Bung Hatta yang sepuh. Kesehatannya menurun. Dokter menyarankan beliau mengurangi kegiatan membaca. Ketiga puteri dan menantunya mulai bergantian mendapat tugas membacakan pidato beliau ketika tokoh proklamasi itu mendapat undangan berpidato.
Termasuk pada 1979, ketika Kongres Ikatan Sarjana Ekonomi berlangsung di Cisarua. Kala itu menantunya, Edi, yang didaulat akan membacakan pidato beliau.
Tapi, saat giliran pembacaan pidato, tiba-tiba lelaki kelahiran Bukittinggi, 12 Agustus 1902, itu bersemangat untuk membacakan sendiri pidatonya. Beliau membacakan buah pikirannya itu tanpa kaca pembesar. Menantunya sebenarnya sudah sangsi sejak awal bahwa mertuanya itu bisa menyelesaikan pidato tersebut.
Benar saja, di tengah pidato, Bung Hatta berhenti. Menantunya meneruskan pidato itu. Tugas yang berat karena pidato Bapak Koperasi itu dibacakan di hadapan para ekonom, guru besar, dan menteri-menteri ekuin Kabinet Pembangunan III.
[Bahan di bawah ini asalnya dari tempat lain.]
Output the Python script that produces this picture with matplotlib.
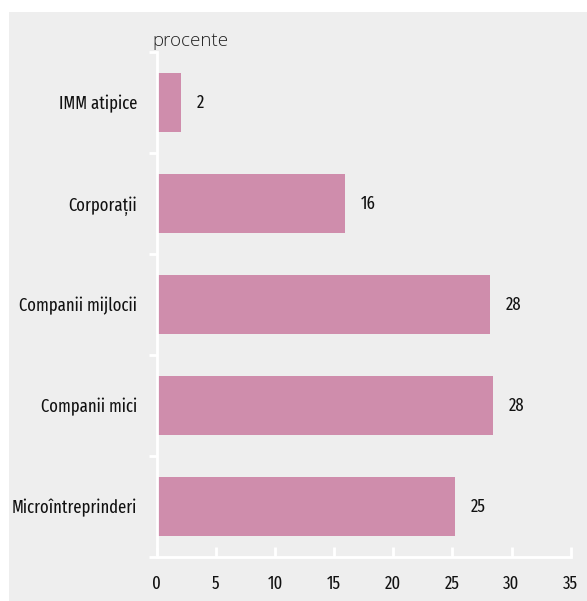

Tugas itu kian terasa berat ketika sampai pada bagian, “… Negara kita masih berdasarkan Pancasila dan UUD 1945, tetapi perekonomian negara di bawah teknokrat kita sekarang, sering menyimpang dari dasar itu.”
Agaknya kalimat itu mewakili kegelisahan banyak orang. Serta-merta para hadirin bertepuk tangan. Edi terpaksa berhenti sejenak memberi kesempatan para hadirin menyelesaikan apresiasinya.
Sebenarnya pidato itu sudah diusahakan untuk diperhalus oleh Edi dan Pak Wangsa. Maklum, pidato itu akan dibacakan di depan para pejabat. Tapi Bung Hatta tegas menolak. Pak Wangsa yang telah menghaluskan pidato tersebut malah kena bentak. Akhirnya kalimat keras itu benar-benar masuk ke naskah pidato dan dibacakan di hadapan orang-orang yang memang disasar oleh Bung Hatta.
Hmm, di hari ulang tahun tokoh yang hampir selalu menyelipkan haru ketika mengenangnya, saya kembali membaca potongan pidato itu… Dan saya bertanya-tanya, andai Bung Hatta masih hidup dan diminta untuk mengomentari kondisi ekonomi saat ini, akankah beliau membacakan kembali pidato yang ditulis pada 37 tahun silam itu?